Instruction
Tally the lines in the listing below that contain "picture" and report the tally alone.

[Start]

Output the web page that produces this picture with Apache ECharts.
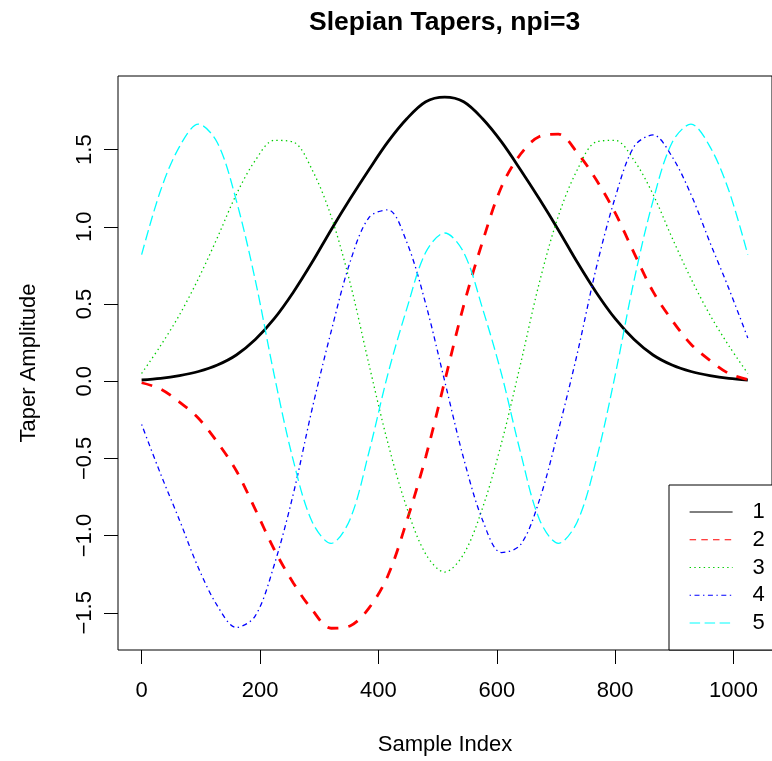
<!DOCTYPE html>
<html>
<head>
<meta charset="utf-8">
<script src="https://cdn.jsdelivr.net/npm/echarts@6/dist/echarts.min.js"></script>
<style>
html,body{margin:0;padding:0;background:#fff;}
#js_tapers{width:772px;height:761px;}
</style>
</head>
<body>
<div id="js_tapers"></div>
<script>
// values, one every 32 samples
var sampleIndex = [0,32,64,96,128,160,192,224,256,288,320,352,384,416,448,480,512,544,576,608,640,672,704,736,768,800,832,864,896,928,960,992,1024];
var taper1 = [0.008,0.018,0.036,0.063,0.105,0.17,0.27,0.405,0.575,0.77,0.98,1.18,1.37,1.55,1.70,1.81,1.84,1.81,1.70,1.55,1.37,1.18,0.98,0.77,0.575,0.405,0.27,0.17,0.105,0.063,0.036,0.018,0.008];
var taper2 = [-0.01,-0.05,-0.135,-0.24,-0.395,-0.58,-0.83,-1.09,-1.305,-1.48,-1.60,-1.585,-1.47,-1.26,-0.905,-0.49,0.00,0.49,0.905,1.26,1.47,1.585,1.60,1.48,1.305,1.09,0.83,0.58,0.395,0.24,0.135,0.05,0.01];
var taper3 = [0.05,0.23,0.43,0.665,0.93,1.21,1.43,1.56,1.55,1.37,1.07,0.64,0.11,-0.40,-0.82,-1.12,-1.236,-1.12,-0.82,-0.40,0.11,0.64,1.07,1.37,1.55,1.56,1.43,1.21,0.93,0.665,0.43,0.23,0.05];
var taper4 = [-0.28,-0.60,-0.90,-1.21,-1.455,-1.595,-1.52,-1.19,-0.734,-0.18,0.32,0.77,1.06,1.11,0.90,0.50,0.00,-0.50,-0.90,-1.11,-1.06,-0.77,-0.32,0.18,0.734,1.19,1.52,1.595,1.455,1.21,0.90,0.60,0.28];
var taper5 = [0.82,1.235,1.52,1.665,1.545,1.17,0.655,0.04,-0.51,-0.91,-1.05,-0.895,-0.46,0.046,0.47,0.835,0.96,0.835,0.47,0.046,-0.46,-0.895,-1.05,-0.91,-0.51,0.04,0.655,1.17,1.545,1.665,1.52,1.235,0.82];

var taperNames = ['1','2','3','4','5'];
var taperColors = ['#000000','#FF0000','#00CD00','#0000FF','#00FFFF'];
var xTicks = [0,200,400,600,800,1000];
var yTicks = [-1.5,-1.0,-0.5,0.0,0.5,1.0,1.5];

var font = 'Liberation Sans, Arial, sans-serif';

function pairs(vals){
    return sampleIndex.map(function(x,i){ return [x, vals[i]]; });
}

var myChart = echarts.init(document.getElementById('js_tapers'));
var option = {
    animation:false,
    backgroundColor:'#fff',
    color:taperColors,
    title:{
        text:'Slepian Tapers, npi=3',
        left:309,
        top:9,
        padding:0,
        textStyle:{fontFamily:font,fontSize:26.5,fontWeight:'bold',color:'#000'}
    },
    grid:{
        left:118,
        top:76,
        width:658,
        height:574,
        show:true,
        borderColor:'#000',
        borderWidth:1,
        backgroundColor:'transparent'
    },
    legend:{
        orient:'vertical',
        left:669,
        top:485,
        padding:[16,40,16,20],
        itemWidth:43,
        itemHeight:14,
        itemGap:5.75,
        borderColor:'#000',
        borderWidth:1,
        borderRadius:0,
        backgroundColor:'#fff',
        selectedMode:false,
        itemStyle:{color:'transparent',borderWidth:0,opacity:0},
        textStyle:{fontFamily:font,fontSize:22,color:'#000',padding:[0,0,0,15]},
        data:[
            {name:'1',lineStyle:{width:1}},
            {name:'2',lineStyle:{width:1,type:[6.5,5.2]}},
            {name:'3',lineStyle:{width:1.2,type:[1.4,3.3]}},
            {name:'4',lineStyle:{width:1.2,type:[1.4,3.5,5,3.5]}},
            {name:'5',lineStyle:{width:1.2,type:[10.5,4.5]}}
        ]
    },
    xAxis:{
        type:'value',
        min:-39.9,
        max:1064.9,
        name:'Sample Index',
        nameLocation:'middle',
        nameGap:84,
        nameTextStyle:{fontFamily:font,fontSize:22,color:'#000'},
        splitLine:{show:false},
        axisLine:{show:false,onZero:false},
        axisTick:{show:true,inside:false,length:14,customValues:xTicks,lineStyle:{color:'#000',width:1}},
        axisLabel:{
            customValues:xTicks,
            margin:30,
            fontFamily:font,fontSize:22,color:'#000',
            formatter:function(v){ return String(v); }
        }
    },
    yAxis:{
        type:'value',
        min:-1.741,
        max:1.977,
        name:'Taper Amplitude',
        nameLocation:'middle',
        nameGap:78,
        nameTextStyle:{fontFamily:font,fontSize:22,color:'#000'},
        splitLine:{show:false},
        axisLine:{show:false,onZero:false},
        axisTick:{show:true,inside:false,length:14,customValues:yTicks,lineStyle:{color:'#000',width:1}},
        axisLabel:{
            customValues:yTicks,
            rotate:90,
            margin:22,
            fontFamily:font,fontSize:22,color:'#000',
            formatter:function(v){ return v.toFixed(1).replace('-', '\u2212'); }
        }
    },
    series:[
        {
            name:taperNames[0],type:'line',data:pairs(taper1),
            symbol:'none',smooth:0.33,
            lineStyle:{color:taperColors[0],width:2.8}
        },
        {
            name:taperNames[1],type:'line',data:pairs(taper2),
            symbol:'none',smooth:0.33,
            lineStyle:{color:taperColors[1],width:2.8,type:[11,10],cap:'butt'}
        },
        {
            name:taperNames[2],type:'line',data:pairs(taper3),
            symbol:'none',smooth:0.33,
            lineStyle:{color:taperColors[2],width:1.3,type:[1.4,3.3]}
        },
        {
            name:taperNames[3],type:'line',data:pairs(taper4),
            symbol:'none',smooth:0.33,
            lineStyle:{color:taperColors[3],width:1.3,type:[1.4,3.5,5,3.5]}
        },
        {
            name:taperNames[4],type:'line',data:pairs(taper5),
            symbol:'none',smooth:0.33,
            lineStyle:{color:taperColors[4],width:1.3,type:[10.5,4.5]}
        }
    ]
};
myChart.setOption(option);
</script>
</body>
</html>
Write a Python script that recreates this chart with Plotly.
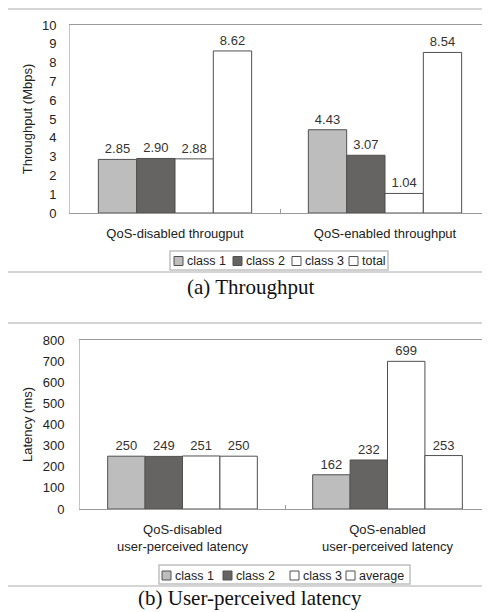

[End]

Answer to this exercise
1